No longer can we ignore the shortage of skills. As manufacturers compete harder on price, and business costs are being further compounded by the national living wage, new pension arrangements and loss of European labour, food suppliers are seeking out automated business models that will help them evolve faster and increase their chance of survival. The pledge to enhance productivity will be central to the sector’s future stability.
Right now we are at the tipping point. In order to grow the UK food & drink business, we need to invest in automation, yet not at the detriment of people and skills. Interestingly, a poll conducted last week by The Engineer examined the investment areas that would produce the biggest improvements in manufacturing productivity. Almost two thirds of readers – 58% – voted that investing in skills and training would be the most effective for improving UK industrial productivity. Robotics placed second in the poll – 19% – followed by Industry 4:0 and Big Data.*
There’s no doubt that the future will inevitably look and feel very different to how it does now, both on the factory floor and for the workforce. While certain jobs will be reduced by automation, particularly traditional ‘blue collar’ manufacturing roles, demand for more skilled positions, such as mechanical and project engineers and technicians are on the rise, requiring science, technology, engineering and maths based competencies. One key factor that shouldn’t be overlooked is age. Our UK engineering workforce is getting older. However, the proportion of young workers (aged under 25) has decreased in the last ten years.

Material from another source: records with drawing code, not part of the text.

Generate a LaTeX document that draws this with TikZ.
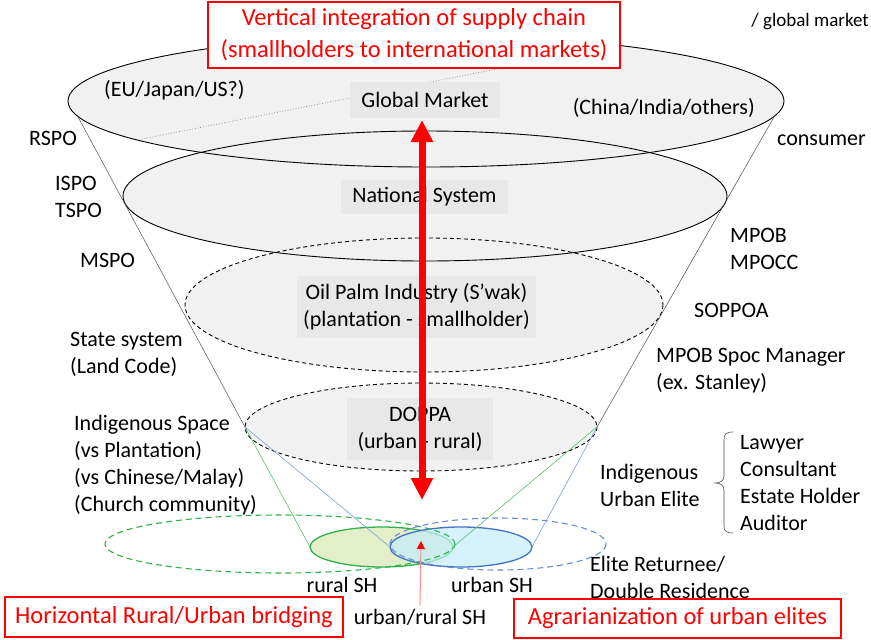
\documentclass[tikz,border=0pt]{standalone}
\usepackage{fontspec}
\setmainfont{Carlito}
\usetikzlibrary{arrows.meta}

\definecolor{ellgray}{HTML}{F1F1F1}
\definecolor{boxgray}{HTML}{E8E8E8}
\definecolor{ruralfill}{HTML}{E2EFC9}
\definecolor{urbanfill}{HTML}{C4EDFB}
\definecolor{ruralline}{HTML}{2DB34A}
\definecolor{urbanline}{HTML}{4472C4}

\begin{document}
\begin{tikzpicture}[x=1pt, y=-1pt,
    every node/.style={font=\fontsize{22}{27}\selectfont},
    lbl/.style={anchor=west, align=left, inner sep=0pt},
    tag/.style={fill=boxgray, align=center, inner sep=0pt},
    redbox/.style={draw=red, line width=1.3pt, fill=white, text=red, align=center, inner sep=0pt, font=\fontsize{24.5}{32}\selectfont},
    ellline/.style={line width=0.9pt},
    dashline/.style={line width=0.9pt, dash pattern=on 4pt off 3pt},
    coneline/.style={gray!60!black, line width=0.5pt}]

    \useasboundingbox (0,0) rectangle (871,640);

    % Layer fills (all first, so every outline stays visible)
    \fill[ellgray] (426,101) ellipse [x radius=358, y radius=66];
    \fill[ellgray] (425,196) ellipse [x radius=302, y radius=65];
    \fill[ellgray] (424,305) ellipse [x radius=239, y radius=67];
    \fill[ellgray] (421,427) ellipse [x radius=176, y radius=44];

    % Layer outlines
    \draw[ellline] (426,101) ellipse [x radius=358, y radius=66];
    \draw[ellline] (425,196) ellipse [x radius=302, y radius=65];
    \draw[dashline] (424,305) ellipse [x radius=239, y radius=67];
    \draw[dashline] (421,427) ellipse [x radius=176, y radius=44];

    % Dotted divider in the global market
    \coordinate (divA) at (142,139);
    \coordinate (divB) at (522,64);
    \draw[gray, dotted, line width=0.7pt] (divA) -- (divB);

    % Cone corners
    \coordinate (gmL) at (77,115);
    \coordinate (gmR) at (774,117);
    \coordinate (dpL) at (245,427);
    \coordinate (dpR) at (597,427);
    \coordinate (grL) at (310,547);
    \coordinate (grR) at (453,547);
    \coordinate (blL) at (390,547);
    \coordinate (blR) at (532,547);

    % Smallholder ellipses
    \filldraw[fill=ruralfill, draw=ruralline, line width=1.3pt] (381.5,547) ellipse [x radius=71.5, y radius=20];
    \filldraw[fill=urbanfill, fill opacity=0.7, draw=urbanline, line width=1.3pt] (461,547) ellipse [x radius=71, y radius=20];
    \draw[ruralline, line width=1.1pt, dash pattern=on 6pt off 4pt] (280,544) ellipse [x radius=175, y radius=29];
    \draw[urbanline!80, line width=1.1pt, dash pattern=on 6pt off 4pt] (498,544) ellipse [x radius=108, y radius=26];

    % Cone lines
    \draw[coneline] (gmL) -- (dpL);
    \draw[coneline] (gmR) -- (dpR);
    \draw[ruralline!80, line width=0.6pt] (dpL) -- (grL);
    \draw[ruralline!80, line width=0.6pt] (dpR) -- (grR);
    \draw[urbanline!70, line width=0.6pt] (dpL) -- (blL);
    \draw[urbanline!70, line width=0.6pt] (dpR) -- (blR);

    % Layer titles
    \node[tag, minimum width=150pt, minimum height=36pt] (global) at (425,100) {Global Market};
    \node[tag, minimum width=167pt, minimum height=34pt] (national) at (424.5,196.5) {National System};
    \node[tag, minimum width=239pt, minimum height=62pt] (industry) at (416.5,307) {Oil Palm Industry (S’wak)\\(plantation - smallholder)};
    \node[tag, minimum width=146pt, minimum height=62pt] (doppa) at (420,429) {DOPPA\\(urban - rural)};

    % Vertical integration arrow
    \coordinate (arrTop) at (422,120);
    \coordinate (arrBot) at (422,500);
    \draw[red, line width=7pt, {Triangle[length=22pt, width=21pt]}-{Triangle[length=22pt, width=21pt]}] (arrBot) -- (arrTop);

    % Small arrow to the overlap
    \coordinate (olTip) at (421,541);
    \node (mixed) at (420,617) {urban/rural SH};
    \draw[red!45, line width=1pt, -{Triangle[length=8pt, width=8pt, red]}] (mixed.north) -- (olTip);

    % Left labels
    \node[lbl] (rspo) at (29,138) {RSPO};
    \node[lbl] (ispo) at (55,197) {ISPO\\TSPO};
    \node[lbl] (mspo) at (80,260) {MSPO};
    \node[lbl] (state) at (70,354) {State system\\(Land Code)};
    \node[lbl] (indig) at (74,465) {Indigenous Space\\(vs Plantation)\\(vs Chinese/Malay)\\(Church community)};
    \node[lbl] (eu) at (104,90) {(EU/Japan/US?)};

    % Right labels
    \node[lbl, anchor=east] (china) at (755,108) {(China/India/others)};
    \node[lbl] (consumer) at (777,140) {consumer};
    \node[lbl, anchor=east, font=\fontsize{19}{23}\selectfont] (gmkt) at (869,22) {/ global market};
    \node[lbl] (mpob) at (730,249) {MPOB\\MPOCC};
    \node[lbl] (soppoa) at (694,310) {SOPPOA};
    \node[lbl] (spoc) at (656,371) {MPOB Spoc Manager\\(ex. Stanley)};
    \node[lbl] (elite) at (600,485) {Indigenous\\Urban Elite};
    \node[lbl] (jobs) at (740,483) {Lawyer\\Consultant\\Estate Holder\\Auditor};
    \node[lbl] (returnee) at (590,577) {Elite Returnee/\\Double Residence};

    % Bracket
    \draw[gray!60!black, line width=0.6pt] (733,432) .. controls (726,432) and (724,434) .. (724,440) -- (724,476) .. controls (724,481) and (720,483) .. (715,483) .. controls (720,483) and (724,485) .. (724,490) -- (724,526) .. controls (724,531) and (726,533) .. (733,533);

    % Smallholder labels
    \node (rural) at (342,585) {rural SH};
    \node (urban) at (492,585) {urban SH};

    % Red headline boxes
    \node[redbox, minimum width=412pt, minimum height=66pt] (vertical) at (414,35) {Vertical integration of supply chain\\(smallholders to international markets)};
    \node[redbox, minimum width=338pt, minimum height=40pt] (horizontal) at (174,617) {Horizontal Rural/Urban bridging};
    \node[redbox, minimum width=327pt, minimum height=39pt] (agrarian) at (677.5,618.5) {Agrarianization of urban elites};

\end{tikzpicture}
\end{document}
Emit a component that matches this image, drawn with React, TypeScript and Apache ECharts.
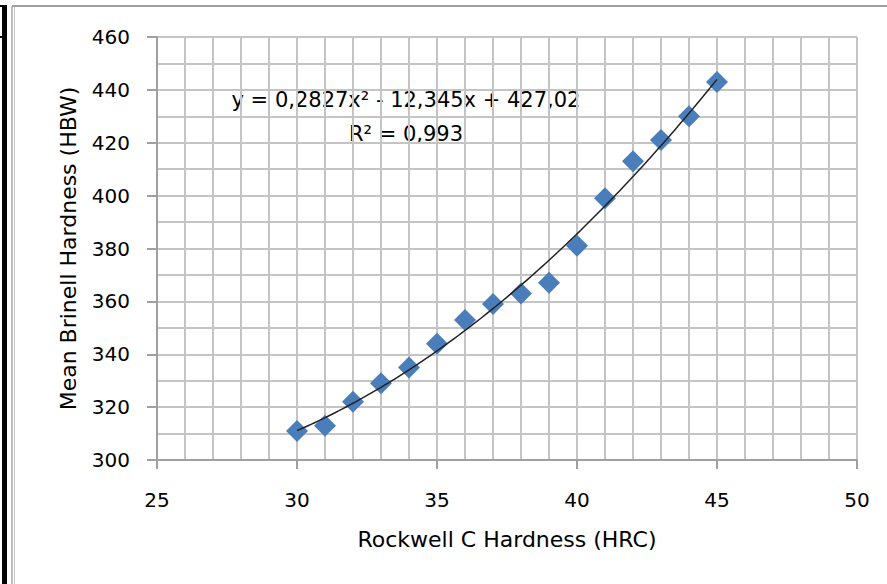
import React, { useEffect, useRef } from "react";
import * as echarts from "echarts";

const hrcValues = [30, 31, 32, 33, 34, 35, 36, 37, 38, 39, 40, 41, 42, 43, 44, 45];
const hbwValues = [311, 313, 322, 329, 335, 344, 353, 359, 363, 367, 381, 399, 413, 421, 430, 443];
// Trendline coefficients as printed on the chart (Excel polynomial fit)
const trendCoefA = 0.2827;
const trendCoefB = -12.345;
const trendCoefC = 427.02;
const equationText = "y = 0,2827x² - 12,345x + 427,02";
const r2Text = "R² = 0,993";
const xAxisTitle = "Rockwell C Hardness (HRC)";
const yAxisTitle = "Mean Brinell Hardness (HBW)";

const FONT = "DejaVu Sans";

export default function App() {
  const ref = useRef<HTMLDivElement>(null);
  useEffect(() => {
    if (!ref.current) return;
    const chart = echarts.init(ref.current, null, { renderer: "svg" });
    const xs0 = hrcValues[0];
    const xs1 = hrcValues[hrcValues.length - 1];
    const trend: number[][] = [];
    for (let i = 0; i <= 60; i++) {
      const x = xs0 + ((xs1 - xs0) * i) / 60;
      trend.push([x, trendCoefA * x * x + trendCoefB * x + trendCoefC]);
    }
    const gridColor = "#c4c4c4";
    chart.setOption({
      animation: false,
      backgroundColor: "#ffffff",
      grid: { left: 157, right: 30, top: 37, bottom: 124, containLabel: false },
      xAxis: {
        type: "value",
        min: 25,
        max: 50,
        interval: 5,
        name: xAxisTitle,
        nameLocation: "middle",
        nameGap: 68,
        nameTextStyle: { fontFamily: FONT, fontSize: 22, color: "#000" },
        axisLine: { show: true, lineStyle: { color: "#a0a0a0", width: 2 } },
        axisTick: { show: true, inside: false, length: 9, lineStyle: { color: "#a0a0a0", width: 2 } },
        axisLabel: { fontFamily: FONT, fontSize: 20, color: "#000", margin: 30 },
        splitLine: { show: true, lineStyle: { color: gridColor, width: 2 } },
        minorTick: { show: false, splitNumber: 5 },
        minorSplitLine: { show: true, lineStyle: { color: gridColor, width: 2 } },
      },
      yAxis: {
        type: "value",
        min: 300,
        max: 460,
        interval: 20,
        name: yAxisTitle,
        nameLocation: "middle",
        nameRotate: 90,
        nameGap: 78,
        nameTextStyle: { fontFamily: FONT, fontSize: 22, color: "#000" },
        axisLine: { show: true, lineStyle: { color: "#a0a0a0", width: 2 } },
        axisTick: { show: true, inside: false, length: 10, lineStyle: { color: "#a0a0a0", width: 2 } },
        axisLabel: { fontFamily: FONT, fontSize: 20, color: "#000", margin: 27 },
        splitLine: { show: true, lineStyle: { color: gridColor, width: 2 } },
        minorTick: { show: false, splitNumber: 2 },
        minorSplitLine: { show: true, lineStyle: { color: gridColor, width: 2 } },
      },
      series: [
        {
          type: "scatter",
          data: hrcValues.map((x, i) => [x, hbwValues[i]]),
          symbol: "diamond",
          symbolSize: 22,
          itemStyle: { color: "#4a7ebb", opacity: 1 },
          z: 2,
        },
        {
          type: "line",
          data: trend,
          showSymbol: false,
          symbol: "none",
          smooth: true,
          lineStyle: { color: "#222222", width: 1.5 },
          z: 3,
        },
      ],
      graphic: [
        { type: "rect", shape: { x: 2, y: 5, width: 5, height: 579 }, style: { fill: "#000" }, silent: true },
        { type: "rect", shape: { x: 0, y: 5, width: 7, height: 2 }, style: { fill: "#000" }, silent: true },
        { type: "rect", shape: { x: 0, y: 36, width: 7, height: 2 }, style: { fill: "#000" }, silent: true },
        { type: "line", shape: { x1: 12, y1: 6, x2: 12, y2: 584 }, style: { stroke: "#a8a8a8", lineWidth: 1.5 }, silent: true },
        { type: "line", shape: { x1: 14.5, y1: 6, x2: 14.5, y2: 584 }, style: { stroke: "#c8c8c8", lineWidth: 1 }, silent: true },
        { type: "line", shape: { x1: 12, y1: 6, x2: 887, y2: 6 }, style: { stroke: "#a0a0a0", lineWidth: 2 }, silent: true },
        {
          type: "text",
          x: 406,
          y: 100,
          style: { text: equationText, fontFamily: FONT, fontSize: 21, fill: "#000", align: "center", verticalAlign: "middle" },
          silent: true,
        },
        {
          type: "text",
          x: 406,
          y: 134,
          style: { text: r2Text, fontFamily: FONT, fontSize: 21, fill: "#000", align: "center", verticalAlign: "middle" },
          silent: true,
        },
      ],
    });
    return () => chart.dispose();
  }, []);
  return (
    <div
      ref={ref}
      style={{ position: "fixed", left: 0, top: 0, width: 887, height: 584, background: "#fff" }}
    />
  );
}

There are many other considerations, some very complex, and each will have widespread social and political consequences. A report released in November by thinktank Future Advocacy summarised that certain constituencies in the UK will feel the impact of automation more than others, with high risk constituencies where manufacturing is prominent predicted to be the worst affected. The highest levels of future automation are predicted in Britain’s former industrial heartlands in the Midlands and the north of England, as well as the industrial centres of Scotland, claimed the report. Many of these areas have already suffered from deindustrialisation.
Understandably, for businesses operating in these unemployment hotspots, the fear and potential animosity towards automation within a workforce can be heightened. To address this type of uncertainty there needs to be a joined up approach to automation and workforce skills development with alignment to the educational system, economic labour market needs, the manufacturing workforce and future business agendas.
That’s the gap that the UK’s Industrial Strategy and the creation of the Food & Drink Sector Council hope to plug. By focusing on export, technology, innovation, skills and apprenticeships, the sector is covering all bases in this strategy to increase productivity.
One thing all these reports have in common is highlighting the unequivocal link between workforce morale and productivity. Work should be a source of inspiration. Removing mundane, repetitive and often physical tasks can lead to happier employees, which equate to more productive employees. Businesses can help by doing their bit to support lifelong learning. We also need to do a better job collaboratively of highlighting the exciting career pathways available to young people.
Yes the future is being rewritten, and yes, automation is shaking up our industry. Refusing to accept this change will leave many behind. If automation can assist businesses to survive, increase productivity and create greater human fulfilment, everyone benefits. Surely that’s a good thing?